2/4 神奈川県にある病院の差額ベッド代を徹底調査!! [医療保険] All About
また、都内の病院の差額ベッド代の例として、こんな表もネットに上がっていた。
部屋の種類 | A(私立大学病院) | B(企業系列の病院) | C(民間の総合病院) |
特別個室 | 35,000~80,000円 | 38,000~120,000円 | |
一般個室 | 6,000~31,000円 | 25,000円 | 19,440~32,400円 |
2人部屋 | 10,500~12,000円 | ー | 8,640円 |
4人部屋 | 6,000円 | 0円 | 1,080円 |
これらの資料から、よりによって私は、差額ベッド代が高い私立大学病院に入院したんだとわかった。
ちなみに、父が入院した地方の公立病院では、同じ料金で個室だった。地方より都市部の方が高い傾向。
差額ベッド代対策
要するに、普通は差額ベッド代は要らないし、こんな高額の差額ベッド代も必要ないとわかった。
とは言え、私はこの私立大学病院がかかりつけ、じゃあやめたとは言えない。
されど、希望しない差額ベッド代を払うのも口惜しい。なにより、私の医療費計画にも差し障りがでる。
そこで対策を2つ考えた。
1.入院前に大部屋希望を強く訴える
これは、実は看護詰め所の事務員さんの提案。
次回のために、「どうしたら大部屋に入ることができるのか?」とストレートな質問をした。そしたら、病棟に来てからでは難しいと。前日の入院説明の時に、強く要望して欲しいと言う。

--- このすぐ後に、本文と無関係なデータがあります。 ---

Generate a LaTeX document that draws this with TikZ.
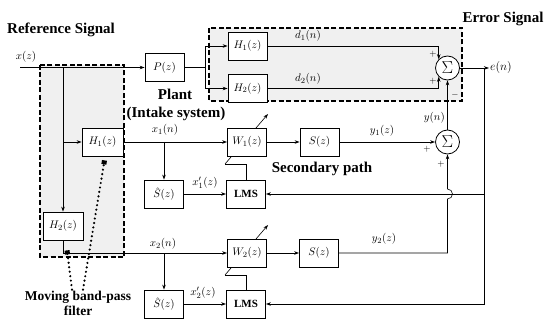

私だって、強く言ったはず。でも聞く耳を持ってくれなかったと記憶している。聞くに値しないと思われたか、弱腰すぎたか・・・
ここは、ちょっと交渉術が必要なのかもしれない。内部情報だから、上手くやれば効果絶大のはず。
2.病院を選ぶ
病院により入院費用がかなり変わる、と知った。
知ったからには、無用なストレスがかからないよう、あらかじめ差額ベッド代のない病院を選ぶと言う手がある。
もちろん入院しなきゃそんな心配は無用だし、病気の重要度によっては、そんなこと言ってられないだろうけど。
新規に病院にかかる時には、入院を織り込んで、公立病院を優先してもいいかと思っている。私には一番気楽な選択肢。
まとめ
これまで、病院は病気を治してくれるところ。費用にはまったく関心を持たなかった。一律だろうと思っていたし。
今回差額ベッド代を払い、初めて入院費用は病院によって違いがあることに、気が付いた。
老後の医療費は、標準治療で大部屋入院。そんな計画に従って、上手く病院と関わっていきたい。